Ketiga, anak sebagai ujian atau fitnah. Keterangan ini sebagaimana yang diungkap dalam QS. At-Taghabun: 15. Allah Swt berfirman:
اِنَّمَآ اَمْوَالُكُمْ وَاَوْلَادُكُمْ فِتْنَةٌ ۗوَاللّٰهُ عِنْدَهٗٓ اَجْرٌ عَظِيْمٌ
“Sesungguhnya hartamu dan anak-anakmu hanyalah cobaan (bagimu). Di sisi Allahlah (ada) pahala yang besar.”
“Terakhir, anak bisa juga menjadi musuh. Hal itu diungkap dalam At-Taghabun: 14,” kata Kiai Yoyon.

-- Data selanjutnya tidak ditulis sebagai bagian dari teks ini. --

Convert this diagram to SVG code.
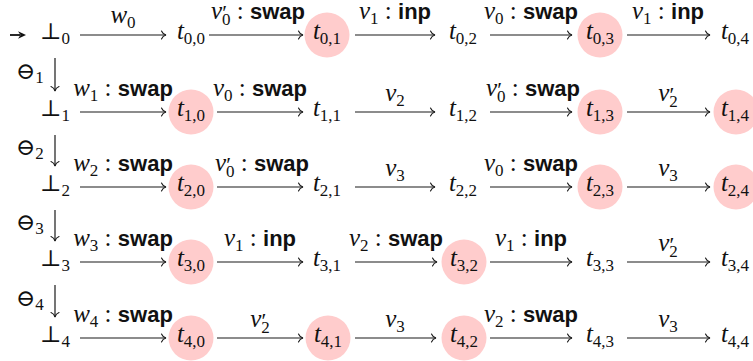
<svg xmlns="http://www.w3.org/2000/svg" width="753" height="361" viewBox="0 0 753 361">
<style>
.bg{fill:#fff}
.m{font-family:"Liberation Serif","DejaVu Serif",serif;font-size:25px;font-style:italic;fill:#111}
.s{font-size:17px;font-style:normal}
.n{font-style:normal}
.pr{font-size:22px;font-style:normal}
.sw{font-family:"Liberation Sans",Arial,sans-serif;font-weight:bold;font-style:normal;font-size:22px}
.sym{font-family:"DejaVu Serif","DejaVu Sans",serif;font-style:normal;font-size:23px}
.hl{fill:#ffcccc}
.ar{stroke:#1a1a1a;stroke-width:1.2;fill:none;marker-end:url(#to)}
</style>
<defs>
<marker id="to" markerUnits="userSpaceOnUse" markerWidth="12" markerHeight="12" viewBox="-6 -6 12 12" refX="0" refY="0" orient="auto" overflow="visible">
<path d="M-4.5,-4 C-3.5,-1.5 -1.2,-0.3 0,0 C-1.2,0.3 -3.5,1.5 -4.5,4" fill="none" stroke="#1a1a1a" stroke-width="1.1" stroke-linecap="round"/>
</marker>
</defs>
<rect class="bg" x="0" y="0" width="753" height="361"/>

<g id="connectors">
<line x1="10" y1="35" x2="20" y2="35" stroke="#111" stroke-width="1.8"/>
<polygon points="26,35 18,31.2 20.5,35 18,38.8" fill="#111"/>
<line class="ar" x1="80" y1="35" x2="166" y2="35"/>
<line class="ar" x1="209" y1="35" x2="303" y2="35"/>
<line class="ar" x1="355" y1="35" x2="435" y2="35"/>
<line class="ar" x1="490" y1="35" x2="572" y2="35"/>
<line class="ar" x1="627" y1="35" x2="710" y2="35"/>
<line class="ar" x1="80" y1="112" x2="166" y2="112"/>
<line class="ar" x1="217" y1="112" x2="303" y2="112"/>
<line class="ar" x1="355" y1="112" x2="435" y2="112"/>
<line class="ar" x1="490" y1="112" x2="572" y2="112"/>
<line class="ar" x1="627" y1="112" x2="710" y2="112"/>
<line class="ar" x1="80" y1="187" x2="166" y2="187"/>
<line class="ar" x1="217" y1="187" x2="303" y2="187"/>
<line class="ar" x1="355" y1="187" x2="435" y2="187"/>
<line class="ar" x1="490" y1="187" x2="572" y2="187"/>
<line class="ar" x1="627" y1="187" x2="710" y2="187"/>
<line class="ar" x1="80" y1="262" x2="166" y2="262"/>
<line class="ar" x1="217" y1="262" x2="303" y2="262"/>
<line class="ar" x1="355" y1="262" x2="437" y2="262"/>
<line class="ar" x1="490" y1="262" x2="572" y2="262"/>
<line class="ar" x1="627" y1="262" x2="710" y2="262"/>
<line class="ar" x1="80" y1="338" x2="166" y2="338"/>
<line class="ar" x1="217" y1="338" x2="303" y2="338"/>
<line class="ar" x1="355" y1="338" x2="436" y2="338"/>
<line class="ar" x1="490" y1="338" x2="572" y2="338"/>
<line class="ar" x1="627" y1="338" x2="710" y2="338"/>
<line class="ar" x1="55" y1="58" x2="55" y2="91"/>
<line class="ar" x1="55" y1="135" x2="55" y2="166"/>
<line class="ar" x1="55" y1="210" x2="55" y2="241"/>
<line class="ar" x1="55" y1="285" x2="55" y2="317"/>

<g class="m" text-anchor="middle">
<text x="123" y="23">w<tspan class="s" dy="5">0</tspan></text>
<text x="258" y="19">v<tspan class="pr" dy="1">′</tspan><tspan class="s" dx="-5" dy="5">0</tspan><tspan class="n" dy="-6"> : </tspan><tspan class="sw">swap</tspan></text>
<text x="395" y="19">v<tspan class="s" dy="5">1</tspan><tspan class="n" dy="-5"> : </tspan><tspan class="sw">inp</tspan></text>
<text x="531" y="19">v<tspan class="s" dy="5">0</tspan><tspan class="n" dy="-5"> : </tspan><tspan class="sw">swap</tspan></text>
<text x="668" y="19">v<tspan class="s" dy="5">1</tspan><tspan class="n" dy="-5"> : </tspan><tspan class="sw">inp</tspan></text>

<text x="123" y="96">w<tspan class="s" dy="5">1</tspan><tspan class="n" dy="-5"> : </tspan><tspan class="sw">swap</tspan></text>
<text x="260" y="96">v<tspan class="s" dy="5">0</tspan><tspan class="n" dy="-5"> : </tspan><tspan class="sw">swap</tspan></text>
<text x="395" y="101">v<tspan class="s" dy="5">2</tspan></text>
<text x="533" y="96">v<tspan class="pr" dy="1">′</tspan><tspan class="s" dx="-5" dy="5">0</tspan><tspan class="n" dy="-6"> : </tspan><tspan class="sw">swap</tspan></text>
<text x="668" y="101">v<tspan class="pr" dy="1">′</tspan><tspan class="s" dx="-5" dy="5">2</tspan></text>

<text x="123" y="171">w<tspan class="s" dy="5">2</tspan><tspan class="n" dy="-5"> : </tspan><tspan class="sw">swap</tspan></text>
<text x="262" y="171">v<tspan class="pr" dy="1">′</tspan><tspan class="s" dx="-5" dy="5">0</tspan><tspan class="n" dy="-6"> : </tspan><tspan class="sw">swap</tspan></text>
<text x="395" y="176">v<tspan class="s" dy="5">3</tspan></text>
<text x="531" y="171">v<tspan class="s" dy="5">0</tspan><tspan class="n" dy="-5"> : </tspan><tspan class="sw">swap</tspan></text>
<text x="668" y="176">v<tspan class="s" dy="5">3</tspan></text>

<text x="123" y="246">w<tspan class="s" dy="5">3</tspan><tspan class="n" dy="-5"> : </tspan><tspan class="sw">swap</tspan></text>
<text x="260" y="246">v<tspan class="s" dy="5">1</tspan><tspan class="n" dy="-5"> : </tspan><tspan class="sw">inp</tspan></text>
<text x="396" y="246">v<tspan class="s" dy="5">2</tspan><tspan class="n" dy="-5"> : </tspan><tspan class="sw">swap</tspan></text>
<text x="531" y="246">v<tspan class="s" dy="5">1</tspan><tspan class="n" dy="-5"> : </tspan><tspan class="sw">inp</tspan></text>
<text x="668" y="251">v<tspan class="pr" dy="1">′</tspan><tspan class="s" dx="-5" dy="5">2</tspan></text>

<text x="123" y="322">w<tspan class="s" dy="5">4</tspan><tspan class="n" dy="-5"> : </tspan><tspan class="sw">swap</tspan></text>
<text x="260" y="327">v<tspan class="pr" dy="1">′</tspan><tspan class="s" dx="-5" dy="5">2</tspan></text>
<text x="395" y="327">v<tspan class="s" dy="5">3</tspan></text>
<text x="531" y="322">v<tspan class="s" dy="5">2</tspan><tspan class="n" dy="-5"> : </tspan><tspan class="sw">swap</tspan></text>
<text x="668" y="327">v<tspan class="s" dy="5">3</tspan></text>
</g>

<g class="m">
<text x="16" y="79"><tspan class="sym">⊖</tspan><tspan class="s" dy="4">1</tspan></text>
<text x="16" y="155"><tspan class="sym">⊖</tspan><tspan class="s" dy="4">2</tspan></text>
<text x="16" y="230"><tspan class="sym">⊖</tspan><tspan class="s" dy="4">3</tspan></text>
<text x="16" y="306"><tspan class="sym">⊖</tspan><tspan class="s" dy="4">4</tspan></text>
</g>
</g>

<g class="m" text-anchor="middle">
<g id="b0"><text x="55" y="39"><tspan class="sym">⊥</tspan><tspan class="s" dy="5">0</tspan></text></g>
<g id="b1"><text x="55" y="116"><tspan class="sym">⊥</tspan><tspan class="s" dy="5">1</tspan></text></g>
<g id="b2"><text x="55" y="191"><tspan class="sym">⊥</tspan><tspan class="s" dy="5">2</tspan></text></g>
<g id="b3"><text x="55" y="266"><tspan class="sym">⊥</tspan><tspan class="s" dy="5">3</tspan></text></g>
<g id="b4"><text x="55" y="342"><tspan class="sym">⊥</tspan><tspan class="s" dy="5">4</tspan></text></g>

<g id="t00"><text x="191" y="39">t<tspan class="s" dy="5">0,0</tspan></text></g>
<g id="t01"><circle class="hl" cx="327" cy="35" r="22.5"/><text x="327" y="39">t<tspan class="s" dy="5">0,1</tspan></text></g>
<g id="t02"><text x="463" y="39">t<tspan class="s" dy="5">0,2</tspan></text></g>
<g id="t03"><circle class="hl" cx="600" cy="35" r="22.5"/><text x="600" y="39">t<tspan class="s" dy="5">0,3</tspan></text></g>
<g id="t04"><text x="735" y="39">t<tspan class="s" dy="5">0,4</tspan></text></g>

<g id="t10"><circle class="hl" cx="191" cy="112" r="22.5"/><text x="191" y="116">t<tspan class="s" dy="5">1,0</tspan></text></g>
<g id="t11"><text x="327" y="116">t<tspan class="s" dy="5">1,1</tspan></text></g>
<g id="t12"><text x="463" y="116">t<tspan class="s" dy="5">1,2</tspan></text></g>
<g id="t13"><circle class="hl" cx="600" cy="112" r="22.5"/><text x="600" y="116">t<tspan class="s" dy="5">1,3</tspan></text></g>
<g id="t14"><circle class="hl" cx="736" cy="112" r="22.5"/><text x="735" y="116">t<tspan class="s" dy="5">1,4</tspan></text></g>

<g id="t20"><circle class="hl" cx="191" cy="187" r="22.5"/><text x="191" y="191">t<tspan class="s" dy="5">2,0</tspan></text></g>
<g id="t21"><text x="327" y="191">t<tspan class="s" dy="5">2,1</tspan></text></g>
<g id="t22"><text x="463" y="191">t<tspan class="s" dy="5">2,2</tspan></text></g>
<g id="t23"><circle class="hl" cx="600" cy="187" r="22.5"/><text x="600" y="191">t<tspan class="s" dy="5">2,3</tspan></text></g>
<g id="t24"><circle class="hl" cx="736" cy="187" r="22.5"/><text x="735" y="191">t<tspan class="s" dy="5">2,4</tspan></text></g>

<g id="t30"><circle class="hl" cx="191" cy="262" r="22.5"/><text x="191" y="266">t<tspan class="s" dy="5">3,0</tspan></text></g>
<g id="t31"><text x="327" y="266">t<tspan class="s" dy="5">3,1</tspan></text></g>
<g id="t32"><circle class="hl" cx="464" cy="262" r="22.5"/><text x="464" y="266">t<tspan class="s" dy="5">3,2</tspan></text></g>
<g id="t33"><text x="600" y="266">t<tspan class="s" dy="5">3,3</tspan></text></g>
<g id="t34"><text x="735" y="266">t<tspan class="s" dy="5">3,4</tspan></text></g>

<g id="t40"><circle class="hl" cx="191" cy="338" r="22.5"/><text x="191" y="342">t<tspan class="s" dy="5">4,0</tspan></text></g>
<g id="t41"><circle class="hl" cx="328" cy="338" r="22.5"/><text x="328" y="342">t<tspan class="s" dy="5">4,1</tspan></text></g>
<g id="t42"><circle class="hl" cx="464" cy="338" r="22.5"/><text x="464" y="342">t<tspan class="s" dy="5">4,2</tspan></text></g>
<g id="t43"><text x="600" y="342">t<tspan class="s" dy="5">4,3</tspan></text></g>
<g id="t44"><text x="735" y="342">t<tspan class="s" dy="5">4,4</tspan></text></g>
</g>
</svg>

يٰٓاَيُّهَا الَّذِيْنَ اٰمَنُوْٓا اِنَّ مِنْ اَزْوَاجِكُمْ وَاَوْلَادِكُمْ عَدُوًّا لَّكُمْ فَاحْذَرُوْهُمْۚ وَاِنْ تَعْفُوْا وَتَصْفَحُوْا وَتَغْفِرُوْا فَاِنَّ اللّٰهَ غَفُوْرٌ رَّحِيْمٌ
“Wahai orang-orang yang beriman, sesungguhnya di antara istri-istrimu dan anak-anakmu ada yang menjadi musuh bagimu. Maka, berhati-hatilah kamu terhadap mereka. Jika kamu memaafkan, menyantuni, dan mengampuni (mereka), sesungguhnya Allah Maha Pengampun lagi Maha Penyayang.”
Kiai Yoyon menyebut, sebagian mufasir menjelaskan maksud anak sebagai musuh adalah karena bisa berposisi sebagai sesuatu yang menghalang-halangi jalan ketaatan terhadap Allah Swt.
“Maka, semuanya harus bijak, berhati-hati, dan memusatkan tujuan hanya untuk menjalani ketaatan kepada Allah Swt saat mendidik, mengayomi, dan melindungi anak-anak di sekitar kita,” katanya.